DATA EXTRACT:
┄┄┄┄┄┄

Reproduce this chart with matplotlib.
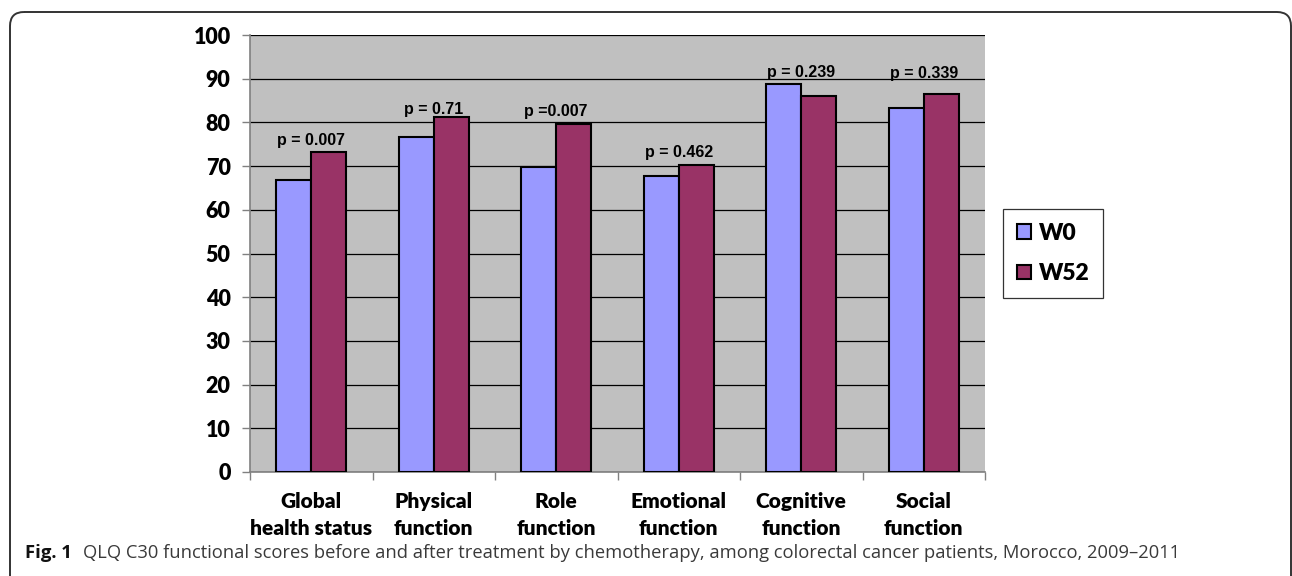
import numpy as np
import matplotlib
matplotlib.use('Agg')
import matplotlib.pyplot as plt
from matplotlib.patches import FancyBboxPatch

# data
categories = ['Global\nhealth status', 'Physical\nfunction', 'Role\nfunction',
              'Emotional\nfunction', 'Cognitive\nfunction', 'Social\nfunction']
w0 = [66.8, 76.6, 69.9, 67.8, 88.7, 83.3]
w52 = [73.3, 81.3, 79.6, 70.3, 86.0, 86.6]
p_labels = ['p = 0.007', 'p = 0.71', 'p =0.007', 'p = 0.462', 'p = 0.239', 'p = 0.339']
y_ticks = list(range(0, 101, 10))

fig = plt.figure(figsize=(12.92, 5.76), dpi=100)

# outer rounded frame, drawn in pixel units on a background axes
bg = fig.add_axes([0, 0, 1, 1])
bg.set_xlim(0, 1292)
bg.set_ylim(576, 0)
bg.axis('off')
bg.add_patch(FancyBboxPatch((10, 12), 1281, 600, boxstyle='round,pad=0,rounding_size=14',
                            fill=False, edgecolor='#333333', linewidth=1.4))

ax = fig.add_axes([250/1292, 1 - 472/576, 735/1292, 437/576])
ax.set_facecolor('#C0C0C0')

x = np.arange(len(categories))
bw = 1 / 3.5
ax.bar(x - bw/2, w0, bw, color='#9999FF', edgecolor='black', linewidth=1.5, label='W0', zorder=3)
ax.bar(x + bw/2, w52, bw, color='#993366', edgecolor='black', linewidth=1.5, label='W52', zorder=3)

# p-value labels (text boxes placed above each pair)
label_y = [75.8, 83.0, 82.4, 73.0, 91.4, 91.2]
for xi, t, yy in zip(x, p_labels, label_y):
    ax.text(xi, yy, t, ha='center', va='center',
            fontsize=11.5, fontweight='bold', family='Liberation Sans', zorder=4)

ax.set_xlim(-0.5, len(categories) - 0.5)
ax.set_ylim(0, 100)
ax.set_yticks(y_ticks)
ax.yaxis.grid(True, color='black', linewidth=0.9)
ax.set_axisbelow(True)
ax.tick_params(axis='y', length=6, width=1, color='#808080', pad=8,
               labelsize=15.5)
for lab in ax.get_yticklabels():
    lab.set_fontweight('heavy')
    lab.set_family('Lato')

ax.set_xticks(x)
ax.set_xticklabels(categories, fontsize=15, fontweight='heavy', family='Lato',
                   linespacing=1.5)
ax.tick_params(axis='x', length=0, pad=14.5)
ax.set_xticks(np.arange(len(categories) + 1) - 0.5, minor=True)
ax.tick_params(axis='x', which='minor', length=6, width=1, color='#808080')

for s in ['top', 'right']:
    ax.spines[s].set_visible(False)
for s in ['left', 'bottom']:
    ax.spines[s].set_color('#808080')
    ax.spines[s].set_linewidth(1.2)

leg = ax.legend(loc='upper left', bbox_to_anchor=(1003/1292, 1 - 209/576),
                bbox_transform=fig.transFigure, fancybox=False, frameon=True,
                edgecolor='black', prop={'family': 'Lato', 'weight': 'heavy', 'size': 16.5},
                handlelength=0.6, handleheight=0.6, handletextpad=0.35,
                labelspacing=0.85, borderpad=0.6, borderaxespad=0)
leg.get_frame().set_linewidth(0.9)

fig.text(25/1292, 1 - 553/576, 'Fig. 1', fontsize=13.3, fontweight='bold',
         family='Open Sans', va='center', ha='left', color='#111111')
fig.text(83/1292, 1 - 553/576,
         'QLQ C30 functional scores before and after treatment by chemotherapy, among colorectal cancer patients, Morocco, 2009\u20132011',
         fontsize=13.2, family='Open Sans', va='center', ha='left', color='#3a3a3a')

fig.savefig('out.png', dpi=100)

┄┄┄┄┄┄

BRIEF: Gather each line holding the string "matplotlib".

CORRECT RESPONSE:
Reproduce this chart with matplotlib.
import matplotlib
matplotlib.use('Agg')
import matplotlib.pyplot as plt
from matplotlib.patches import FancyBboxPatch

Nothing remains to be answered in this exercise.